Faz tempo que não ligo para política eleitoral. Prefiro temas comportamentais. Como o tema do aborto entrou no pleito presidencial de 2010, resolvi acompanhar a disputa. Até para ver qual candidato ficará mais patético ao tentar agradar o eleitorado carola.

Os dois postulantes à Presidência da República estão fazendo papelão com esse papo de defesa da vida.

Dilma Rousseff soa falsa ao se dizer, neste momento, contrária à descriminalização, quando havia se declarado favorável anteriormente.

José Serra não tem traquejo para tratar de assuntos de comportamento. O que ele disser sobre aborto será inócuo eleitoralmente. Só sabe falar de números e administração.

Aborto e religião conferem um caráter jeca à corrida presidencial. Exceto nos Estados Unidos, por conta da caipirada que constitui o “cinturão da Bíblia”, nos países mais avançados a fé não entra decisivamente nas disputas eleitorais. E o Brasil, que posa de nova potência, de um dos futuros líderes globais, está passando um recibo de atraso.

As posições de Dilma e Serra sobre aborto são irrelevantes para o exercício do cargo de presidente do Brasil. O que importa para eleger o principal mandatário do País são as questões chatas. Exemplo: propostas de governo e de onde sairá o dinheiro para realizá-las. E isso não apareceu nessa campanha. Política externa foi outra coisa importante que ficou de fora.
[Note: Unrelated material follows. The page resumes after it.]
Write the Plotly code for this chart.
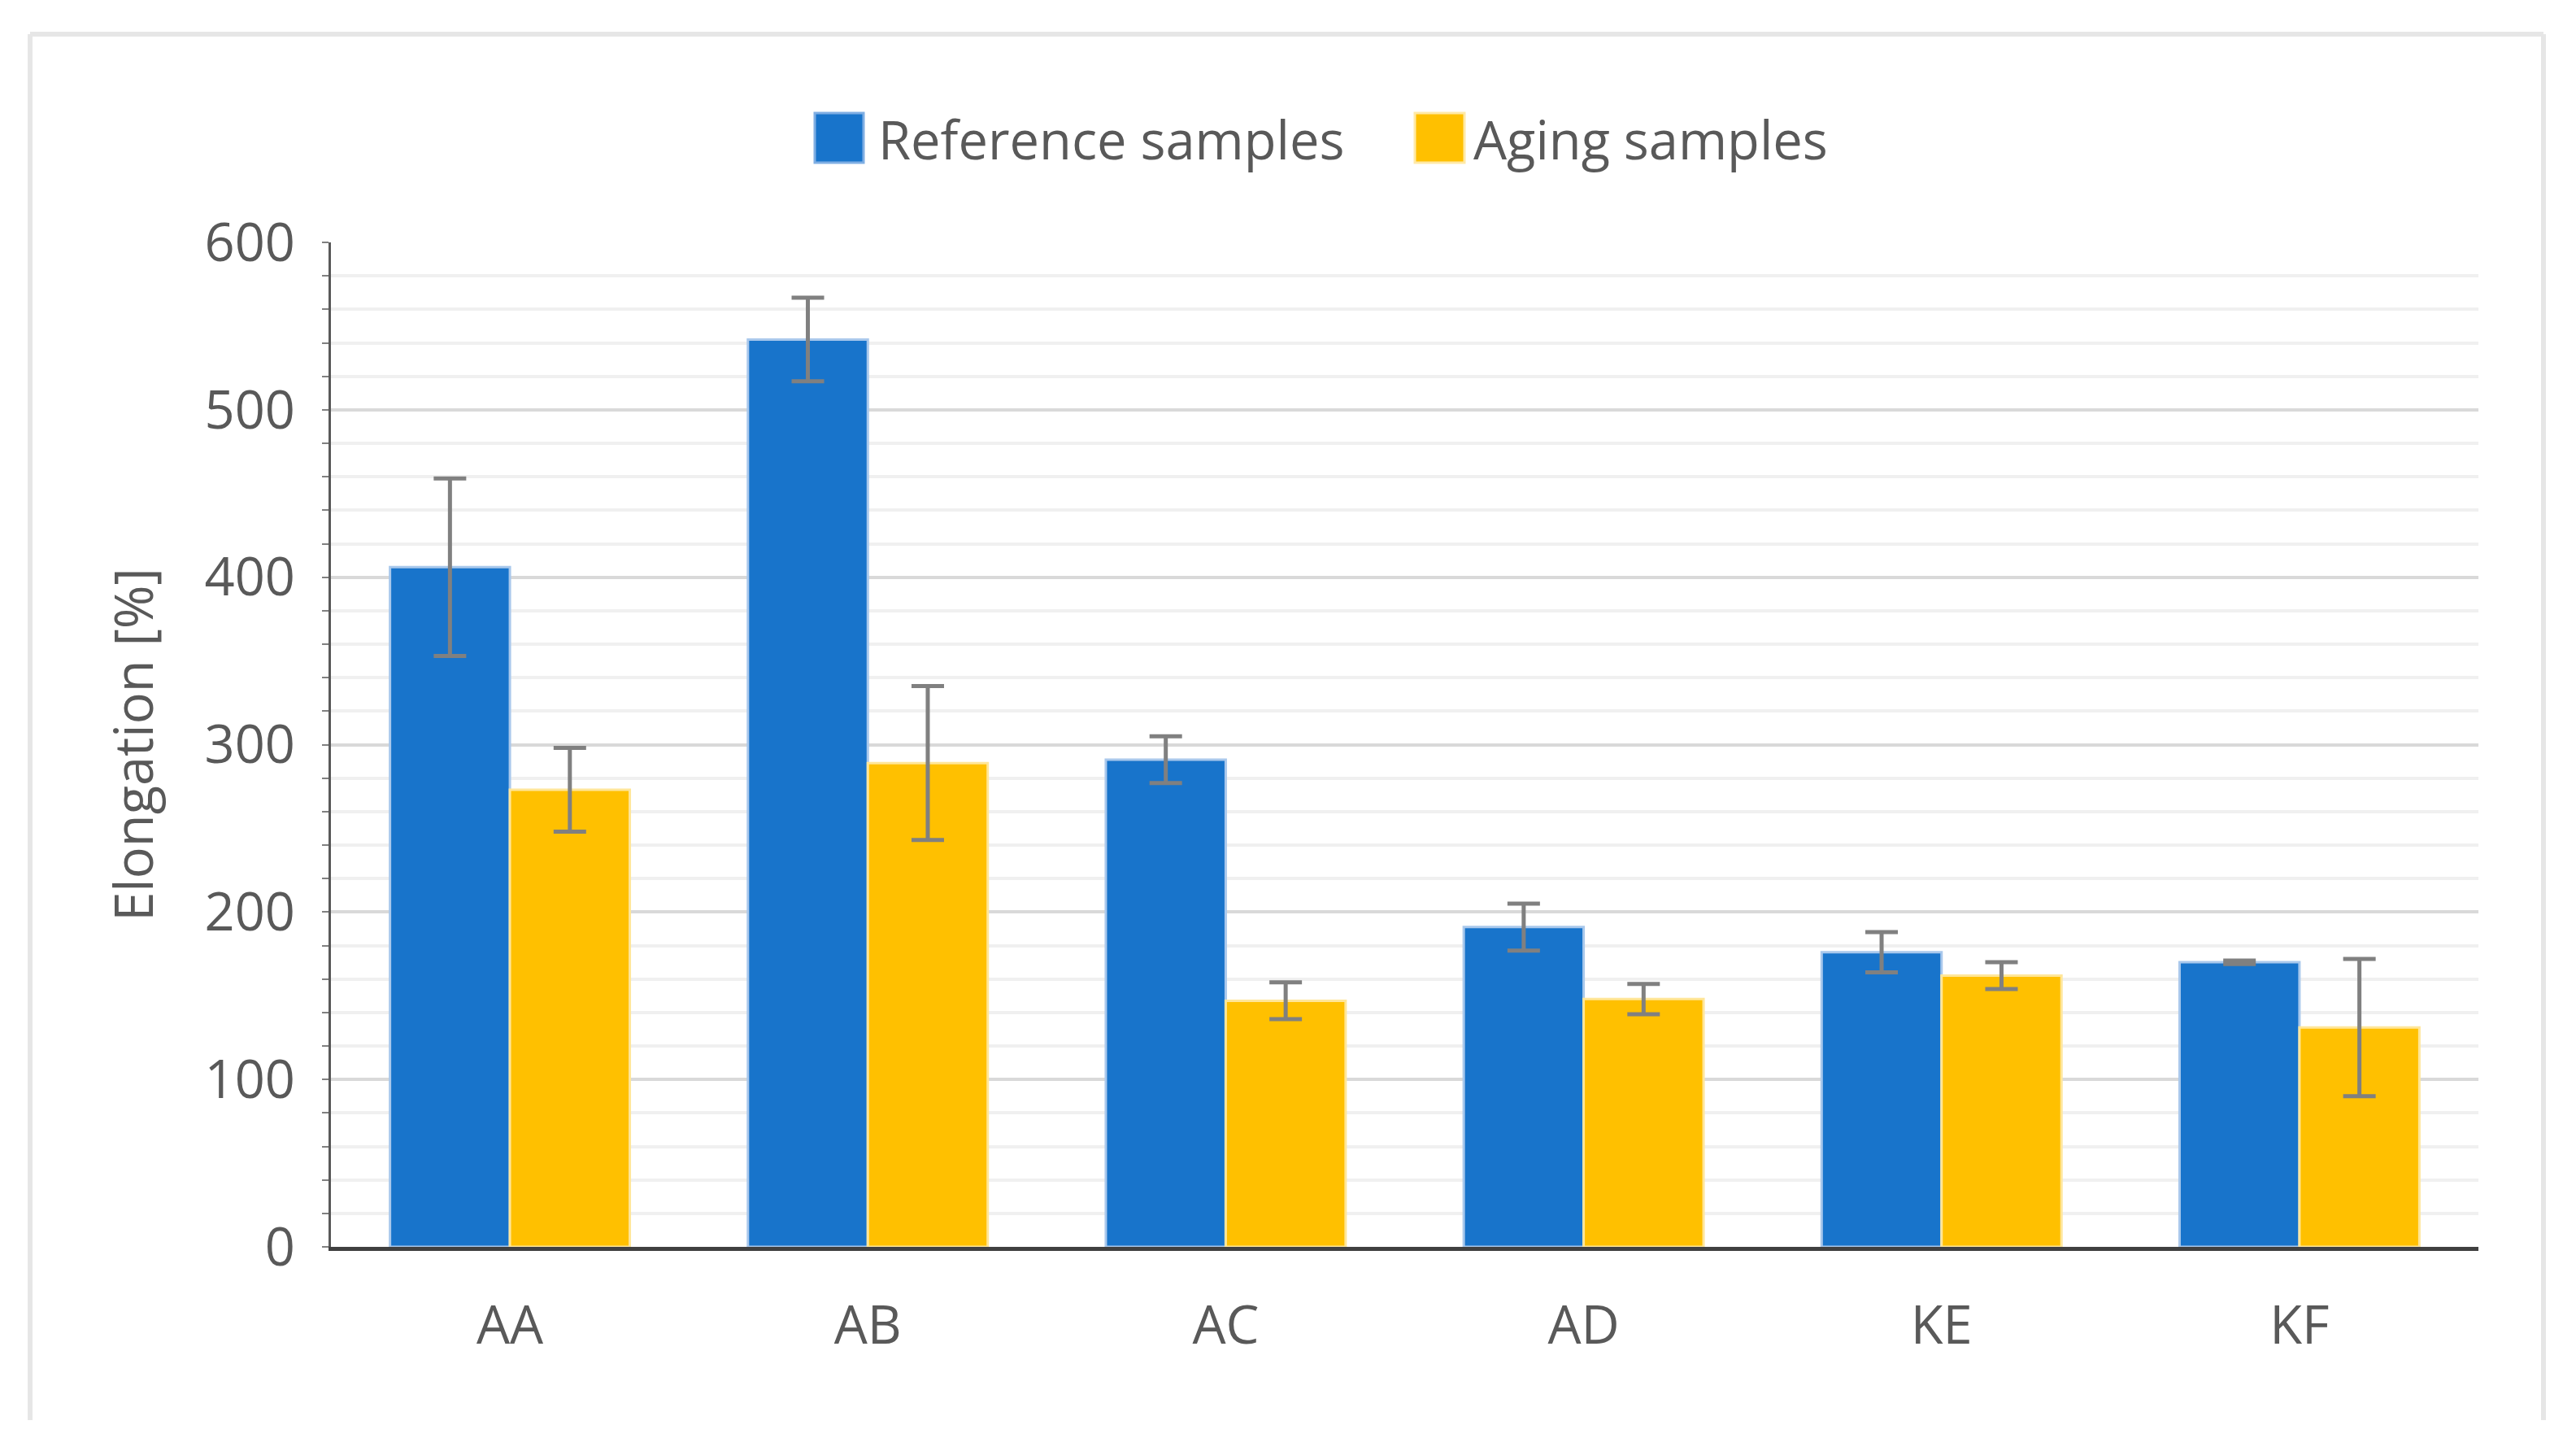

Sou favorável à descriminalização do aborto. Defendo uma legislação nos moldes da que vigora nos Estados Unidos. Até 12 semanas de gestação, a mulher pode procurar um serviço de saúde e abortar.

Entendo que feto não tem acesso a direitos. Defesa da vida vale para os que saírem das barrigas de suas respectivas mães. É mais conveniente. Foco nos que nascerem. Antes disso, cada grávida decide o que fazer com aquilo que carrega.

Seria mais interessante uma campanha em que surgisse um candidato abertamente favorável ao aborto. Não seria eleito para um cargo majoritário, num primeiro momento. Mas poderia ganhar para deputado federal, estadual ou vereador.

E agitaria o pleito. Animaria mais disputa, que já conta com figuras como os deputados federais eleitos Tiririca e Romário, além de outras celebridades que resolvem virar políticos.

Poderia ir além do aborto. Defender eutanásia, por exemplo. Outro tema que alfineta os crentes é a união civil de homossexuais. Só que esse tem gente que já defende publicamente. Mais ainda: cobrança de impostos de igrejas e quaisquer outras instituições religiosas. Tratá-las como empresas de aconselhamento, recolhendo delas os tributos que incidem sobre prestadoras de serviço. Vai causar.

Se a partir de agora todo candidato adotar um discurso para agradar os cristãos fervorosos, sobretudo os evangélicos, as eleições ficarão mais aborrecedoras do que já são. Tem de haver um contraponto para ter alguma graça.

Tudo bem que o aborto é tema de saúde pública. Mas, antes disso, é assunto de comportamento. Melhor que fique fora de campanha política. Até porque não será debatido adequadamente numa disputa eleitoral. Os candidatos precisam bajular o eleitorado. Não poderão contrariar o pensamento majoritariamente conservador cultural.